Written request: Repeat the listing below word for word, stopping after the line that contains "arrow_end = '2022-07-18'".

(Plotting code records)
————————

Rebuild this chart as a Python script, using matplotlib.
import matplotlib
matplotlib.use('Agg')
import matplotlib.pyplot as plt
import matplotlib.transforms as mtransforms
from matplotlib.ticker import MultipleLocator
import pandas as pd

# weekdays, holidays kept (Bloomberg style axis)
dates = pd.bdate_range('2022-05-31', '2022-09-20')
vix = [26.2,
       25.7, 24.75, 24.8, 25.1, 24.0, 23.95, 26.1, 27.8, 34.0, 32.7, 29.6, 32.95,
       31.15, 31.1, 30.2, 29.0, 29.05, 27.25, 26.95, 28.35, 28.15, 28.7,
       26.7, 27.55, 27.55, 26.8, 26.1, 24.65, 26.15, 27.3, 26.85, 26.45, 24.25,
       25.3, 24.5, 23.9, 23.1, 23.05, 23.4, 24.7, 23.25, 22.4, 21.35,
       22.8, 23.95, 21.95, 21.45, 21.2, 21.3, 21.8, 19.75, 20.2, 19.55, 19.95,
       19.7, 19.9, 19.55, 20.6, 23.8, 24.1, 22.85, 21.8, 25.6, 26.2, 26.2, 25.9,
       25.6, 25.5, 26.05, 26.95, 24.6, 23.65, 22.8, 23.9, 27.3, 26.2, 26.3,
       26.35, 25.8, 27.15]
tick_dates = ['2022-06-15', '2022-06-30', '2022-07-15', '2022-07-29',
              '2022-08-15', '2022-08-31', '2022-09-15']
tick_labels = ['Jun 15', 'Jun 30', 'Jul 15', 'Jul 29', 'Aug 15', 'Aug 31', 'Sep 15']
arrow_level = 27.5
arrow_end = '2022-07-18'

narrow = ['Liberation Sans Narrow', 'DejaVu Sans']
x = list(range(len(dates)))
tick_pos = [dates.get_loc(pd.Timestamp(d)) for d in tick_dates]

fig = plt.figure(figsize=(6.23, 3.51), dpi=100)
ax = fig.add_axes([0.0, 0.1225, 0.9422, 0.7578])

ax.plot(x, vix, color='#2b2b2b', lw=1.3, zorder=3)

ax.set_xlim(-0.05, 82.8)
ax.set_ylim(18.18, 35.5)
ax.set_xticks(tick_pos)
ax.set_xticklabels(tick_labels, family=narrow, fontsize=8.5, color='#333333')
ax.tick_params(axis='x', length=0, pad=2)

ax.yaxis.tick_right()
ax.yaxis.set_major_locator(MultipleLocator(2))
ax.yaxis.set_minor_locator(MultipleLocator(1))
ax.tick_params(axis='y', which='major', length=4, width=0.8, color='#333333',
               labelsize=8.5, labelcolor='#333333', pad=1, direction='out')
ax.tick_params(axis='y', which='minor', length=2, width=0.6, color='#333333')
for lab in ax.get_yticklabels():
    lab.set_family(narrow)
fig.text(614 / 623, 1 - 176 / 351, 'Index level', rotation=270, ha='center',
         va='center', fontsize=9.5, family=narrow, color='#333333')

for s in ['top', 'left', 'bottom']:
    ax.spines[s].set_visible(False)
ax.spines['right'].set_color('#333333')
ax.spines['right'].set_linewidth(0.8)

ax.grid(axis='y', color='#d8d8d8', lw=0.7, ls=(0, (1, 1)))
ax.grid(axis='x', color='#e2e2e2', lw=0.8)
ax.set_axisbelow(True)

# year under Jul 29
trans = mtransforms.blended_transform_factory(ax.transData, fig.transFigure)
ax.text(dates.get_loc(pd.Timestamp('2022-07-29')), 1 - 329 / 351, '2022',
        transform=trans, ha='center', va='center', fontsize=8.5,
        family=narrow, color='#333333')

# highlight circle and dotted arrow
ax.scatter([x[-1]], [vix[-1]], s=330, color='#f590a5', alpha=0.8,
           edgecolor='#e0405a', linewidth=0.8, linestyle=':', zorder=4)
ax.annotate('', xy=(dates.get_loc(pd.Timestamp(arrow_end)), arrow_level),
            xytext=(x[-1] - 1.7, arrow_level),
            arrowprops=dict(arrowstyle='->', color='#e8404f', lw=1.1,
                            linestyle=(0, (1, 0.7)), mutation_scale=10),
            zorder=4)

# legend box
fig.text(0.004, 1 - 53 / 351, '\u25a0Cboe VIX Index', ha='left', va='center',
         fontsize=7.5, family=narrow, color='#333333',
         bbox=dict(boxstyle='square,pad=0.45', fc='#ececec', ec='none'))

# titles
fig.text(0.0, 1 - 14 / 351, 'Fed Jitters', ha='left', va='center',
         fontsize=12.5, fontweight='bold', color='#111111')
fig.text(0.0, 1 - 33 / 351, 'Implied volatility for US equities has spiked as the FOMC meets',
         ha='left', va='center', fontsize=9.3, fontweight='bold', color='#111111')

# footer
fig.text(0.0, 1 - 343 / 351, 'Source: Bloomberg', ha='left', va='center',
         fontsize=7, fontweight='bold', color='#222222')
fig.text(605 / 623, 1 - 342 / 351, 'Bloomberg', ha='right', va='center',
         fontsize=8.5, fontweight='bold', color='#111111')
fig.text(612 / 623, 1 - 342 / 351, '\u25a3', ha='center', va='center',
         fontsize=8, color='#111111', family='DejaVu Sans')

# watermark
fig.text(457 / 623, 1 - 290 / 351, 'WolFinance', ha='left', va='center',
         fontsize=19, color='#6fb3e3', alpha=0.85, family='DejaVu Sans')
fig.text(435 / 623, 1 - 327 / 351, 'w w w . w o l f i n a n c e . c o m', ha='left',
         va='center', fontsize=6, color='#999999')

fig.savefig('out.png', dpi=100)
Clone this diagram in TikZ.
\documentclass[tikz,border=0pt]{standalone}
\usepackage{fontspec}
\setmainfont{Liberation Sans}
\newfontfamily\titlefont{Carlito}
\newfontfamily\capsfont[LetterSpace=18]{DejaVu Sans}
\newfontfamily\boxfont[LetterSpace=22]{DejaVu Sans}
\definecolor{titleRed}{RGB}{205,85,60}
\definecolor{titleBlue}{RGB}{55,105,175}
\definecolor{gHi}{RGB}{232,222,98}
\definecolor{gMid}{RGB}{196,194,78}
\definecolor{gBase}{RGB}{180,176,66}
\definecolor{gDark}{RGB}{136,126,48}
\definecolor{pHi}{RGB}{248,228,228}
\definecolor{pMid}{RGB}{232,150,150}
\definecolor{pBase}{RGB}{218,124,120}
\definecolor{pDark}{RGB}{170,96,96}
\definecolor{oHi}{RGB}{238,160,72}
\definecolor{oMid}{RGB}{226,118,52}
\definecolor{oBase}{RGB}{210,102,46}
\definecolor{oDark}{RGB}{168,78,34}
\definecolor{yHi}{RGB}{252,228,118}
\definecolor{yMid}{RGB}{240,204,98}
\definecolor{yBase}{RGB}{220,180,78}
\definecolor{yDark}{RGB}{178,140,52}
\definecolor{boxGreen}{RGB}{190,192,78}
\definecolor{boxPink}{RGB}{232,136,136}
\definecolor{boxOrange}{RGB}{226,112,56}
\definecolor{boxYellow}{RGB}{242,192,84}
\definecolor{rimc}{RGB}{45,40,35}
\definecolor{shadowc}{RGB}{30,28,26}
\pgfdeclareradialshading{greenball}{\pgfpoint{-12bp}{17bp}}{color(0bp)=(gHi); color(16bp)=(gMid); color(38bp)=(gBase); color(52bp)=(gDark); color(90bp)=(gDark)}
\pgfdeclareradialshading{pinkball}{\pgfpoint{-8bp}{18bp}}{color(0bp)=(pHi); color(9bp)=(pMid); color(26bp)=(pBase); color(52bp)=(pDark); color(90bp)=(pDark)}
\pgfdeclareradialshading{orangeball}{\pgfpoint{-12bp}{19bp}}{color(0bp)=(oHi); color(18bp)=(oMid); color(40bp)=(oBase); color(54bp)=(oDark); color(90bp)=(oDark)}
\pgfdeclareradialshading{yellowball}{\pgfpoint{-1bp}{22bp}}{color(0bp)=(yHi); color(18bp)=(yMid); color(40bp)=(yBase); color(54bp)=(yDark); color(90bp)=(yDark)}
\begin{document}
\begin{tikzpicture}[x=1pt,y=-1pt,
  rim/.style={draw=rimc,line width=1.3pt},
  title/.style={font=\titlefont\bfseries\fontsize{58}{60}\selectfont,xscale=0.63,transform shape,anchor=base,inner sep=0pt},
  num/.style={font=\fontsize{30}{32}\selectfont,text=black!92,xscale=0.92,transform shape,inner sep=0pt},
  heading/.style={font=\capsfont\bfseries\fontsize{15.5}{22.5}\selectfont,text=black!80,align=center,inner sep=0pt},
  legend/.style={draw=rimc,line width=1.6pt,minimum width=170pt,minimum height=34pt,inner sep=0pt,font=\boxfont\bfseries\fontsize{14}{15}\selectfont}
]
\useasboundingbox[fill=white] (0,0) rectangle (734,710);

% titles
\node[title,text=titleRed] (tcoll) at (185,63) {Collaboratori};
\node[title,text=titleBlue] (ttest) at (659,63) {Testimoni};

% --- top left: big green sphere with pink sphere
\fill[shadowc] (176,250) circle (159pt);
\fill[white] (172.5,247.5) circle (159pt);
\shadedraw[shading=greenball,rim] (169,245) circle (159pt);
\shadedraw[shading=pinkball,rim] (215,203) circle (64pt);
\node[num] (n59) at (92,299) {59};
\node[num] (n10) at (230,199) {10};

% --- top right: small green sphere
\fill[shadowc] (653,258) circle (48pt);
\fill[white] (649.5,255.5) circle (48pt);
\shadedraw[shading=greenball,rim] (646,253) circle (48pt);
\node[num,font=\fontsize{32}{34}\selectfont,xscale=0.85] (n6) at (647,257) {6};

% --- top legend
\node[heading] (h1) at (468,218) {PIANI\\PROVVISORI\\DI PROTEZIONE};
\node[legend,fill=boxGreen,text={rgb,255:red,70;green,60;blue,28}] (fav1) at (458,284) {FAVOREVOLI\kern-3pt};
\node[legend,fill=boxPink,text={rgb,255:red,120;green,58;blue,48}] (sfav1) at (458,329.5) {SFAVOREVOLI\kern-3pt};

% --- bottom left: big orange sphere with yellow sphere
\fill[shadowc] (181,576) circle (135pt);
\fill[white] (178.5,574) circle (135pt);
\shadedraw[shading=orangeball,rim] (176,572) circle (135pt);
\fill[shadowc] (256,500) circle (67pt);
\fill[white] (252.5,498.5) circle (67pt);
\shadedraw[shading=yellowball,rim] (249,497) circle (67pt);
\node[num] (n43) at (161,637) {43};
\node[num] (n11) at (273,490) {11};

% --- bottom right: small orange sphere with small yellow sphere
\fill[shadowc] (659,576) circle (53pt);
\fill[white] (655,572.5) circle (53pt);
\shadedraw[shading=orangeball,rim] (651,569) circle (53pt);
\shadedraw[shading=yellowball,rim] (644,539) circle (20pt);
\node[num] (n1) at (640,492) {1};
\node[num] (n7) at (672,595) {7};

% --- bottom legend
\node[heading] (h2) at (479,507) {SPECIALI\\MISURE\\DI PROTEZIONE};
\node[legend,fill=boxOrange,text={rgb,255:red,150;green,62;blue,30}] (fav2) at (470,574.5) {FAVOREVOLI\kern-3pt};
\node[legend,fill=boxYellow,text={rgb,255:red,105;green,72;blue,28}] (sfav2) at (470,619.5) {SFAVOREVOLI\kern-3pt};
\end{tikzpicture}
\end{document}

————————

Full output:
Rebuild this chart as a Python script, using matplotlib.
import matplotlib
matplotlib.use('Agg')
import matplotlib.pyplot as plt
import matplotlib.transforms as mtransforms
from matplotlib.ticker import MultipleLocator
import pandas as pd

# weekdays, holidays kept (Bloomberg style axis)
dates = pd.bdate_range('2022-05-31', '2022-09-20')
vix = [26.2,
       25.7, 24.75, 24.8, 25.1, 24.0, 23.95, 26.1, 27.8, 34.0, 32.7, 29.6, 32.95,
       31.15, 31.1, 30.2, 29.0, 29.05, 27.25, 26.95, 28.35, 28.15, 28.7,
       26.7, 27.55, 27.55, 26.8, 26.1, 24.65, 26.15, 27.3, 26.85, 26.45, 24.25,
       25.3, 24.5, 23.9, 23.1, 23.05, 23.4, 24.7, 23.25, 22.4, 21.35,
       22.8, 23.95, 21.95, 21.45, 21.2, 21.3, 21.8, 19.75, 20.2, 19.55, 19.95,
       19.7, 19.9, 19.55, 20.6, 23.8, 24.1, 22.85, 21.8, 25.6, 26.2, 26.2, 25.9,
       25.6, 25.5, 26.05, 26.95, 24.6, 23.65, 22.8, 23.9, 27.3, 26.2, 26.3,
       26.35, 25.8, 27.15]
tick_dates = ['2022-06-15', '2022-06-30', '2022-07-15', '2022-07-29',
              '2022-08-15', '2022-08-31', '2022-09-15']
tick_labels = ['Jun 15', 'Jun 30', 'Jul 15', 'Jul 29', 'Aug 15', 'Aug 31', 'Sep 15']
arrow_level = 27.5
arrow_end = '2022-07-18'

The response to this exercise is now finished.